Find every line in the records that holds the string "diagram". Copy each one.

▸ PROVIDED RECORDS
=-=-=-=-=

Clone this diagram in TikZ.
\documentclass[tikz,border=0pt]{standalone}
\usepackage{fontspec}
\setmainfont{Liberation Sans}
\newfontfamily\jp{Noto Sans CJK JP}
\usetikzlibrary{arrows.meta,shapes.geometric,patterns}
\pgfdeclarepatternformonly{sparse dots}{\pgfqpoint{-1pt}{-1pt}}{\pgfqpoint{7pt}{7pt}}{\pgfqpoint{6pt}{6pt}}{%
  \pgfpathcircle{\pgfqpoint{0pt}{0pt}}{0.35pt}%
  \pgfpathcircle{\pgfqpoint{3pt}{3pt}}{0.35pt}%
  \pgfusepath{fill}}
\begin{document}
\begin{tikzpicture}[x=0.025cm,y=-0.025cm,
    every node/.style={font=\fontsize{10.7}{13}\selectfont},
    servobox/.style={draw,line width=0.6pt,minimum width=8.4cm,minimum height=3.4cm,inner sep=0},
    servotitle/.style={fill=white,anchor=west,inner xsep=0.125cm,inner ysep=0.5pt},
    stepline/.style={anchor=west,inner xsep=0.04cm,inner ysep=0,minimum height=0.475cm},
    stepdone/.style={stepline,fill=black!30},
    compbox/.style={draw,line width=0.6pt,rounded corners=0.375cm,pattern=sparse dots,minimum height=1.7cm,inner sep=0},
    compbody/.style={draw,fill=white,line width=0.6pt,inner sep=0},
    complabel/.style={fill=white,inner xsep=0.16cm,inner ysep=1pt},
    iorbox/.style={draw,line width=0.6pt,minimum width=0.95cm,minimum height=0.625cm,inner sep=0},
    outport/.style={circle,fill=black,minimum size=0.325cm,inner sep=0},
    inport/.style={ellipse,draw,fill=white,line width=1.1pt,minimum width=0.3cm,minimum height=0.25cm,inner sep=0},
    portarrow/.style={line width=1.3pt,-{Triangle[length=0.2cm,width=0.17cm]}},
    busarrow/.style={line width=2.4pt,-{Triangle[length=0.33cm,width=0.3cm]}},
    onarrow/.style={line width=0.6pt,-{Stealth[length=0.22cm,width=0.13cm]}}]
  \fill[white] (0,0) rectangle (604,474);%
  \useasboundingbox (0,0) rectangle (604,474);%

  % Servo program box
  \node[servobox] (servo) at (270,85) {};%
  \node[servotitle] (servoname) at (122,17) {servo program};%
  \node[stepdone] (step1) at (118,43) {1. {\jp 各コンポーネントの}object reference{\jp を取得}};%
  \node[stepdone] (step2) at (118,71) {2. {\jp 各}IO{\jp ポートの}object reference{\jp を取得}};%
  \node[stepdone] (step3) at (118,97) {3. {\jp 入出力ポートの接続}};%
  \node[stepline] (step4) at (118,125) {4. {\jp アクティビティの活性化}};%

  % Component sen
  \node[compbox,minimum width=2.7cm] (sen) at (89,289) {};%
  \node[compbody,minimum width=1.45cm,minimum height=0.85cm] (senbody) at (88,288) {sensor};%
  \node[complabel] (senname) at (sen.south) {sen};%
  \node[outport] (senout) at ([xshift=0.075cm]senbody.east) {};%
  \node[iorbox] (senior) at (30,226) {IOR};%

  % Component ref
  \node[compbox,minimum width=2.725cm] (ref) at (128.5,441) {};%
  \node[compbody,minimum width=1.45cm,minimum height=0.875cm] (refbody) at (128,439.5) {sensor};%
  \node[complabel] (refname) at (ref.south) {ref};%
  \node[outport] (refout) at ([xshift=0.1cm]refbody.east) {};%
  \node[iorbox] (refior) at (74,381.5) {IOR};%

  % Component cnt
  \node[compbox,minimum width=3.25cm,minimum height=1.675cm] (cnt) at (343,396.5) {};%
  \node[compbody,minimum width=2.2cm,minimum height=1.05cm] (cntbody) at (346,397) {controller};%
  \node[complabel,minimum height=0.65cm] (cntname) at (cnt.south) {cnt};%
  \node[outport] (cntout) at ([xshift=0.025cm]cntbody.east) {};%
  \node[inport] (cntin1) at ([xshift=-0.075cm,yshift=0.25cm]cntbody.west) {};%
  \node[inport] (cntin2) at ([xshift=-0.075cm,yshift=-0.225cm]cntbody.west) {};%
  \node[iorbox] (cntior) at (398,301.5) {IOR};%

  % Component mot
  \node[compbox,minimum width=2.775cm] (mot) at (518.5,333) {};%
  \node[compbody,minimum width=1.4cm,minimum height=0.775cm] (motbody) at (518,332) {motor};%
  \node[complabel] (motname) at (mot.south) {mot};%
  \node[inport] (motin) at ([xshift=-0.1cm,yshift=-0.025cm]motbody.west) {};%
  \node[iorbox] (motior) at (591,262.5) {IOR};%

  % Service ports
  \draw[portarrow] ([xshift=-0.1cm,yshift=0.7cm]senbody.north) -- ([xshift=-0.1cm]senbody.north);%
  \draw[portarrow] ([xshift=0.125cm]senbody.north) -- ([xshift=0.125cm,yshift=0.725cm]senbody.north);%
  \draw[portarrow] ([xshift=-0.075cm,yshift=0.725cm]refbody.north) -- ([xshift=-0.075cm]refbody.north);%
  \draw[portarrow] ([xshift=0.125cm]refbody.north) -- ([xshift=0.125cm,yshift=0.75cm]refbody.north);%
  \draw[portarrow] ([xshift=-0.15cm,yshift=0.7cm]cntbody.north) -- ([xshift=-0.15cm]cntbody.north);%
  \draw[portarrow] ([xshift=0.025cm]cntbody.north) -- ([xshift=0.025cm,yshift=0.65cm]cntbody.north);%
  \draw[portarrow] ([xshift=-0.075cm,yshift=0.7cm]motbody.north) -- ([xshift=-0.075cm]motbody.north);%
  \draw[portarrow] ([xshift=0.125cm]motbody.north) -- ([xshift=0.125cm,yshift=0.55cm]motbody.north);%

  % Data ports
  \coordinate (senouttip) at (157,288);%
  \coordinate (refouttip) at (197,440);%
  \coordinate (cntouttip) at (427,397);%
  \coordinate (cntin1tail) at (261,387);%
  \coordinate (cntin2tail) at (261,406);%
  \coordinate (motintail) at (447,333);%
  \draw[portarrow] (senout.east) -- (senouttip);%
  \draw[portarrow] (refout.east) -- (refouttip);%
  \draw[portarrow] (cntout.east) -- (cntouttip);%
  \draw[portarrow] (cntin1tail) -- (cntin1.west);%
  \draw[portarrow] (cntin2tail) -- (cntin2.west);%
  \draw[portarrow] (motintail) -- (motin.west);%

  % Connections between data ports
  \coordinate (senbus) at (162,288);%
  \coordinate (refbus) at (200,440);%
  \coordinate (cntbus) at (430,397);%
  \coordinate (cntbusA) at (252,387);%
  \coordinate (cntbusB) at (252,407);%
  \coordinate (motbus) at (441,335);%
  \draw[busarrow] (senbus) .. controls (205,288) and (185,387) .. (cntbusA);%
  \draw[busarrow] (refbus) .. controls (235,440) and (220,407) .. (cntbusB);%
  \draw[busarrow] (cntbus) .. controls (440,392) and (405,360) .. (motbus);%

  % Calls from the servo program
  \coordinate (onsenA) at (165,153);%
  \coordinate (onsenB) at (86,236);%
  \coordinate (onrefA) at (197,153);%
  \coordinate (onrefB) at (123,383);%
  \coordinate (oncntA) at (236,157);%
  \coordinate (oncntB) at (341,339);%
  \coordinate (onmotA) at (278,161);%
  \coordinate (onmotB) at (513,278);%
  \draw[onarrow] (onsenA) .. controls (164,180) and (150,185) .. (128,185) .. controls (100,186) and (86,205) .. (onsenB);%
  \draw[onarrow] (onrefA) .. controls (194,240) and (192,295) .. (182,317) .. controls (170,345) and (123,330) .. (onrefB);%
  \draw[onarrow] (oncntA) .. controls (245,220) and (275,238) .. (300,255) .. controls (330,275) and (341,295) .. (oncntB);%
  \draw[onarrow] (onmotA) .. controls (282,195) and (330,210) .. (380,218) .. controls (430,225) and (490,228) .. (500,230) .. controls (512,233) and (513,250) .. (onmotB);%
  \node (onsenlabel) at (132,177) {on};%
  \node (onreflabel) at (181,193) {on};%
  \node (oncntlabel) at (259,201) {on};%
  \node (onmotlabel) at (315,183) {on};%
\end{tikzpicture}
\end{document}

=-=-=-=-=

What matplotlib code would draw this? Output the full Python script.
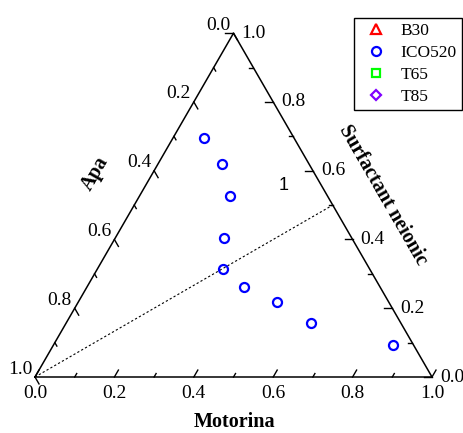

=-=-=-=-=

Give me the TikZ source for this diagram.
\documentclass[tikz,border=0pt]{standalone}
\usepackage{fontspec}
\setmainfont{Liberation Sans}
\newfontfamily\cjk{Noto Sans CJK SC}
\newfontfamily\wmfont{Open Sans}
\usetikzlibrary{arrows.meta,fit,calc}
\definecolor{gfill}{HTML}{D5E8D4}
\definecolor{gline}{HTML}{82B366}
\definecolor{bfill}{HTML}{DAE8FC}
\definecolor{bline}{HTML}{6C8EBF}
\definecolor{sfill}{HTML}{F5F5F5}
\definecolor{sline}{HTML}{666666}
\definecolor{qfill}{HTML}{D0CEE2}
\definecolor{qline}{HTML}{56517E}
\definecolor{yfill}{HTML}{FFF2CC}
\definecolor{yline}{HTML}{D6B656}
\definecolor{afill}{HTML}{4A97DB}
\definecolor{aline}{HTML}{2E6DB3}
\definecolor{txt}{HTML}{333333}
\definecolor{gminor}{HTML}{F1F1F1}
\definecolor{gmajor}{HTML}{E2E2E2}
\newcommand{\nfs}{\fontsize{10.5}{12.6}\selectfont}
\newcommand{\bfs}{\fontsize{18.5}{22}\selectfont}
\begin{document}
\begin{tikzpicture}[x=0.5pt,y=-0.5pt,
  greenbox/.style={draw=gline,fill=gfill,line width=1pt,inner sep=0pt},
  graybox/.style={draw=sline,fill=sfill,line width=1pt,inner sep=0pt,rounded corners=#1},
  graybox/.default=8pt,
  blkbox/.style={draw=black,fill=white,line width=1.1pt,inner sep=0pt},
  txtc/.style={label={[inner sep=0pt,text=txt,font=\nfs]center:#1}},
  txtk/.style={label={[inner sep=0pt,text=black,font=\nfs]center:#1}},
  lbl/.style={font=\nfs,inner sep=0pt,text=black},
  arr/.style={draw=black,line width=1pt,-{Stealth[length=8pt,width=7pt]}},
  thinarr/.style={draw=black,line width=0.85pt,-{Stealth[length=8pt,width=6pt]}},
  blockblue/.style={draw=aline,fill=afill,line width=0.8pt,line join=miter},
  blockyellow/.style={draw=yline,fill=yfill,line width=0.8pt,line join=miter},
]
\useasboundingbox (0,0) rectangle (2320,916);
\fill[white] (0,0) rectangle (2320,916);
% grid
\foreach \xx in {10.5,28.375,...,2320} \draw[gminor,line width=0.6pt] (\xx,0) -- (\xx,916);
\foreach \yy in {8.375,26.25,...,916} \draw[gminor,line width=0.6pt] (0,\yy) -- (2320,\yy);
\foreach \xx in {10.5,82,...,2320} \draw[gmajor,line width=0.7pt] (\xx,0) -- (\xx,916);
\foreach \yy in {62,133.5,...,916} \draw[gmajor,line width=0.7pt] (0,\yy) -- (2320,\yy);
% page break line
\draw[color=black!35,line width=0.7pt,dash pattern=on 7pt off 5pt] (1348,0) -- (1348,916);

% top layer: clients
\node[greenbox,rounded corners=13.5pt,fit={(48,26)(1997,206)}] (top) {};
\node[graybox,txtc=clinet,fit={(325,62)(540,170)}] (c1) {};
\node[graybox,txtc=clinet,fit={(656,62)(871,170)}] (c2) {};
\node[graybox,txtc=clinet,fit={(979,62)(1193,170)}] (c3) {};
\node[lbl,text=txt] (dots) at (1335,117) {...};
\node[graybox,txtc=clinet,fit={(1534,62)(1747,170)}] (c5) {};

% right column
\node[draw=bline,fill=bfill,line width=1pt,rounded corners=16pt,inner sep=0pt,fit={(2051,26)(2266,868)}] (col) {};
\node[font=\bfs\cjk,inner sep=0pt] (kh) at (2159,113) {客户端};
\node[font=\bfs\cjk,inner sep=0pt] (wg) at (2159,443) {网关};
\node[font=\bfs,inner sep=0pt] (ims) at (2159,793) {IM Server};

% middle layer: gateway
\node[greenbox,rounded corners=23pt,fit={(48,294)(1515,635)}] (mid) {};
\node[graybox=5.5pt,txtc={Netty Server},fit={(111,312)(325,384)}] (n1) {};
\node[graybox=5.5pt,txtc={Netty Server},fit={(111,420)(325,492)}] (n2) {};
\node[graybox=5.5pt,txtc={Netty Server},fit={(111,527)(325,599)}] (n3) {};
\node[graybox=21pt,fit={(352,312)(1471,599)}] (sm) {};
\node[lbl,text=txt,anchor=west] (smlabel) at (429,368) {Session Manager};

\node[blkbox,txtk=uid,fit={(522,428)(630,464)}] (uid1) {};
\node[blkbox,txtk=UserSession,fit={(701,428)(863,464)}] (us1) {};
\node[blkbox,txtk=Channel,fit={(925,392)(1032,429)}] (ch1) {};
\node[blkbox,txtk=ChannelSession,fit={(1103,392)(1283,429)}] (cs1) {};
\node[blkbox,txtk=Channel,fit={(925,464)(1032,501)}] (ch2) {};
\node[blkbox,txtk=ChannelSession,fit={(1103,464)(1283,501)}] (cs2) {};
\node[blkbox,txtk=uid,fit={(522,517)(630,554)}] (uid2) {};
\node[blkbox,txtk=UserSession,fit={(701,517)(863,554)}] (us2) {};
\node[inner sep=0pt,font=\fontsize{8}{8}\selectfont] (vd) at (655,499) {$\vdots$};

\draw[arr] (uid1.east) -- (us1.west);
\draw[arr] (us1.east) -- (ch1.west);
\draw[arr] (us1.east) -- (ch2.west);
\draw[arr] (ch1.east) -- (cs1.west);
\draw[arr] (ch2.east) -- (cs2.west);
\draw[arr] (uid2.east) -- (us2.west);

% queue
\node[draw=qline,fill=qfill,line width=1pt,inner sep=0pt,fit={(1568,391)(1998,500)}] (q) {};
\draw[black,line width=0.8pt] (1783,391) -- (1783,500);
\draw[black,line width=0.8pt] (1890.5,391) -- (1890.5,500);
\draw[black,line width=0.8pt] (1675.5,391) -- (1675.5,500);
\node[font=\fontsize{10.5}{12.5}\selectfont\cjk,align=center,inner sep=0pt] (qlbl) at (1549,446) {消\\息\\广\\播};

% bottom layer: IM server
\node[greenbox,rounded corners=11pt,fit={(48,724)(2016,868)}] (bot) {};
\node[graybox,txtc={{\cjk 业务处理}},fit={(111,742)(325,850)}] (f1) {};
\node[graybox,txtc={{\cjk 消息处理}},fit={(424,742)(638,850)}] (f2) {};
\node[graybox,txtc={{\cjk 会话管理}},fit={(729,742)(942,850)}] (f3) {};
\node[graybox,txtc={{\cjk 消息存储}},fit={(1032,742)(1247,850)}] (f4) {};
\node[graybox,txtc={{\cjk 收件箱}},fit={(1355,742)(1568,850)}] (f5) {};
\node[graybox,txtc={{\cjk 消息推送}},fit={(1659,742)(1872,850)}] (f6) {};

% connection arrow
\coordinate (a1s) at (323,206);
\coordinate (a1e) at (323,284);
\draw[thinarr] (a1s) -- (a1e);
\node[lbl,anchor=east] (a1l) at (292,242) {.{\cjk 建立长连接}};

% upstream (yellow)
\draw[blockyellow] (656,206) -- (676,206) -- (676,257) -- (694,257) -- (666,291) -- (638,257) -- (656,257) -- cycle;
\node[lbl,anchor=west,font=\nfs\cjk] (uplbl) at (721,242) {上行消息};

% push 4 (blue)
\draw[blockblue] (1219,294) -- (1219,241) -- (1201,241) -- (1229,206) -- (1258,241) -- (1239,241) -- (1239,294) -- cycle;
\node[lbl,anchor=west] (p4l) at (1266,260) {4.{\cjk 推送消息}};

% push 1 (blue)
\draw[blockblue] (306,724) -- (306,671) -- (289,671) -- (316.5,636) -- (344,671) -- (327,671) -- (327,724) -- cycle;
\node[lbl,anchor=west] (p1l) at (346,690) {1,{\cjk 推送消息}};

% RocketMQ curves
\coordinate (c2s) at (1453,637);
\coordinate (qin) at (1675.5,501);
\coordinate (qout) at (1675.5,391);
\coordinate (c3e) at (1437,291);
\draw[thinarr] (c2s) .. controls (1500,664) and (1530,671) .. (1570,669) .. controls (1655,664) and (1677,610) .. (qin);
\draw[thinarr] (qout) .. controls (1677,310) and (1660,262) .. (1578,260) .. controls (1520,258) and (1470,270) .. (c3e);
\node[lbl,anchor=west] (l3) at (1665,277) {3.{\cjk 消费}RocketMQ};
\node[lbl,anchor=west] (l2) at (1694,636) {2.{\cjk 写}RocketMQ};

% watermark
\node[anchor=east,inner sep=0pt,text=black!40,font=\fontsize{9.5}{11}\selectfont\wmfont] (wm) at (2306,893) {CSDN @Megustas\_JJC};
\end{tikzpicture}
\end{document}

=-=-=-=-=

▸ SOLVED PROBLEM
Clone this diagram in TikZ.
Give me the TikZ source for this diagram.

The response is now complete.